- [What to produce]
Using the data below, copy every line that contains the word "React".
——————
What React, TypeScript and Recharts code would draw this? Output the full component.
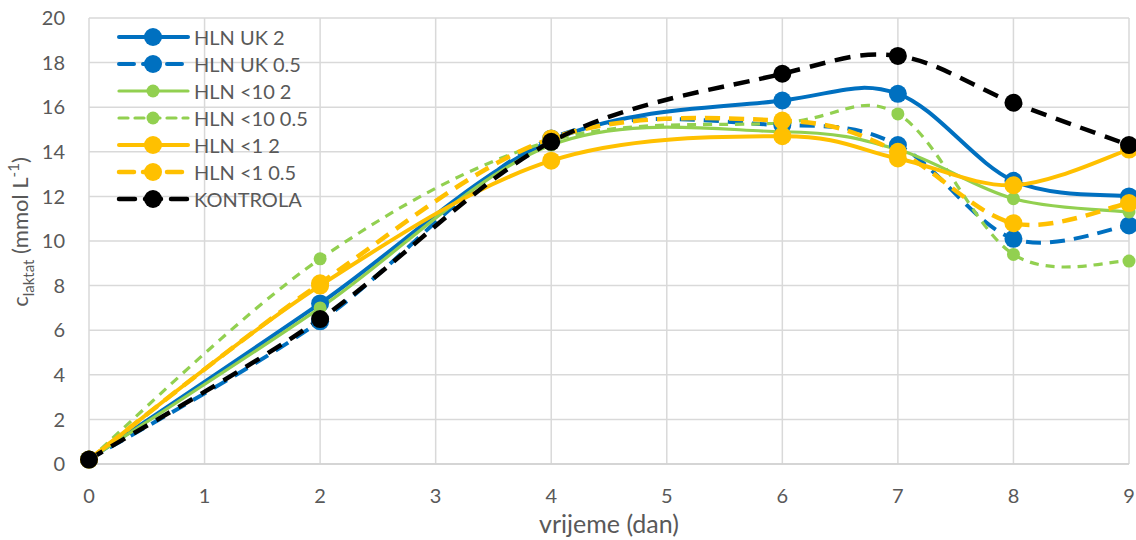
import React from 'react';
import { LineChart, Line, XAxis, YAxis, CartesianGrid, Legend } from 'recharts';

// sampling days and measured lactate (mmol/L)
const days = [0, 2, 4, 6, 7, 8, 9];
const ukTwo = [0.2, 7.2, 14.5, 16.3, 16.6, 12.7, 12.0];
const ukHalf = [0.2, 6.4, 14.6, 15.2, 14.3, 10.1, 10.7];
const lt10Two = [0.2, 7.0, 14.3, 14.9, 14.1, 11.9, 11.3];
const lt10Half = [0.2, 9.2, 14.5, 15.3, 15.7, 9.4, 9.1];
const lt1Two = [0.2, 8.0, 13.6, 14.7, 13.7, 12.5, 14.1];
const lt1Half = [0.2, 8.1, 14.6, 15.4, 14.0, 10.8, 11.7];
const kontrola = [0.2, 6.5, 14.45, 17.5, 18.3, 16.2, 14.3];

const xTicks = [0, 1, 2, 3, 4, 5, 6, 7, 8, 9];
const yTicks = [0, 2, 4, 6, 8, 10, 12, 14, 16, 18, 20];

const FONT = 'Lato, "Open Sans", sans-serif';
const TEXT = '#595959';

const series = [
  { key: 'ukTwo', name: 'HLN UK 2', values: ukTwo, color: '#0070C0', dash: undefined, width: 4, r: 9 },
  { key: 'ukHalf', name: 'HLN UK 0.5', values: ukHalf, color: '#0070C0', dash: '15 9', width: 4, r: 9 },
  { key: 'lt10Two', name: 'HLN <10 2', values: lt10Two, color: '#92D050', dash: undefined, width: 3.2, r: 6.5 },
  { key: 'lt10Half', name: 'HLN <10 0.5', values: lt10Half, color: '#92D050', dash: '9 7', width: 3.2, r: 6.5 },
  { key: 'lt1Two', name: 'HLN <1 2', values: lt1Two, color: '#FFC000', dash: undefined, width: 4, r: 9 },
  { key: 'lt1Half', name: 'HLN <1 0.5', values: lt1Half, color: '#FFC000', dash: '15 9', width: 4.5, r: 9 },
  { key: 'kontrola', name: 'KONTROLA', values: kontrola, color: '#000000', dash: '16 10', width: 4.5, r: 9 },
];

const chartData = days.map((d, i) => {
  const row: Record<string, number> = { day: d };
  series.forEach((s) => { row[s.key] = s.values[i]; });
  return row;
});

// Excel-like smoothed line (Catmull-Rom through the points)
const excelSmooth = (context: any) => {
  let pts: number[][] = [];
  return {
    areaStart() {},
    areaEnd() {},
    lineStart() { pts = []; },
    point(x: number, y: number) { pts.push([+x, +y]); },
    lineEnd() {
      if (!pts.length) return;
      context.moveTo(pts[0][0], pts[0][1]);
      for (let i = 0; i < pts.length - 1; i++) {
        const p0 = pts[i - 1] || pts[i];
        const p1 = pts[i];
        const p2 = pts[i + 1];
        const p3 = pts[i + 2] || p2;
        context.bezierCurveTo(
          p1[0] + (p2[0] - p0[0]) / 6, p1[1] + (p2[1] - p0[1]) / 6,
          p2[0] - (p3[0] - p1[0]) / 6, p2[1] - (p3[1] - p1[1]) / 6,
          p2[0], p2[1],
        );
      }
    },
  };
};

const LegendBox = () => (
  <div style={{ fontFamily: FONT, fontSize: 20, color: TEXT }}>
    {series.map((s) => (
      <div key={s.key} style={{ display: 'flex', alignItems: 'center', height: 27 }}>
        <svg width={78} height={24}>
          <line x1={3} y1={12} x2={72} y2={12} stroke={s.color} strokeWidth={s.width}
            strokeDasharray={s.dash} strokeLinecap="round" />
          <circle cx={37} cy={12} r={s.r} fill={s.color} />
        </svg>
        <span style={{ whiteSpace: 'nowrap' }}>{s.name}</span>
      </div>
    ))}
  </div>
);

const YLabel = () => (
  <text x={28} y={232} transform="rotate(-90, 28, 232)" textAnchor="middle"
    fill={TEXT} fontFamily={FONT} fontSize={22}>
    c
    <tspan fontSize={15} dy={6}>laktat</tspan>
    <tspan dy={-6}> (mmol L</tspan>
    <tspan fontSize={15} dy={-9}>-1</tspan>
    <tspan dy={9}>)</tspan>
  </text>
);

export default function App() {
  return (
    <div style={{ position: 'absolute', left: 0, top: 0, width: 1136, height: 540, background: '#fff' }}>
      <LineChart width={1136} height={540} data={chartData}
        margin={{ top: 18, right: 7, bottom: 0, left: 0 }}>
        <CartesianGrid stroke="#d9d9d9" strokeWidth={1.5} />
        <XAxis type="number" dataKey="day" domain={[0, 9]} ticks={xTicks} height={76}
          axisLine={{ stroke: '#d0d0d0', strokeWidth: 1.5 }} tickLine={false} tickSize={0} tickMargin={25}
          tick={{ fill: TEXT, fontFamily: FONT, fontSize: 20 }}
          label={{ value: 'vrijeme (dan)', position: 'insideBottom', offset: 7, fill: TEXT, fontFamily: FONT, fontSize: 25 }} />
        <YAxis type="number" domain={[0, 20]} ticks={yTicks} width={89} interval={0}
          axisLine={false} tickLine={false} tickSize={0} tickMargin={24}
          tick={{ fill: TEXT, fontFamily: FONT, fontSize: 20 }}
          label={<YLabel />} />
        <Legend layout="vertical" align="center" verticalAlign="middle"
          wrapperStyle={{ left: 116, top: 23, width: 240, height: 'auto' }}
          content={<LegendBox />} />
        {series.map((s) => (
          <Line key={s.key} dataKey={s.key} name={s.name} type={excelSmooth as any}
            stroke={s.color} strokeWidth={s.width} strokeDasharray={s.dash}
            dot={{ r: s.r, fill: s.color, stroke: 'none', strokeDasharray: '0' }}
            activeDot={false} isAnimationActive={false} />
        ))}
      </LineChart>
    </div>
  );
}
——————
- [Solution to this problem]
What React, TypeScript and Recharts code would draw this? Output the full component.
import React from 'react';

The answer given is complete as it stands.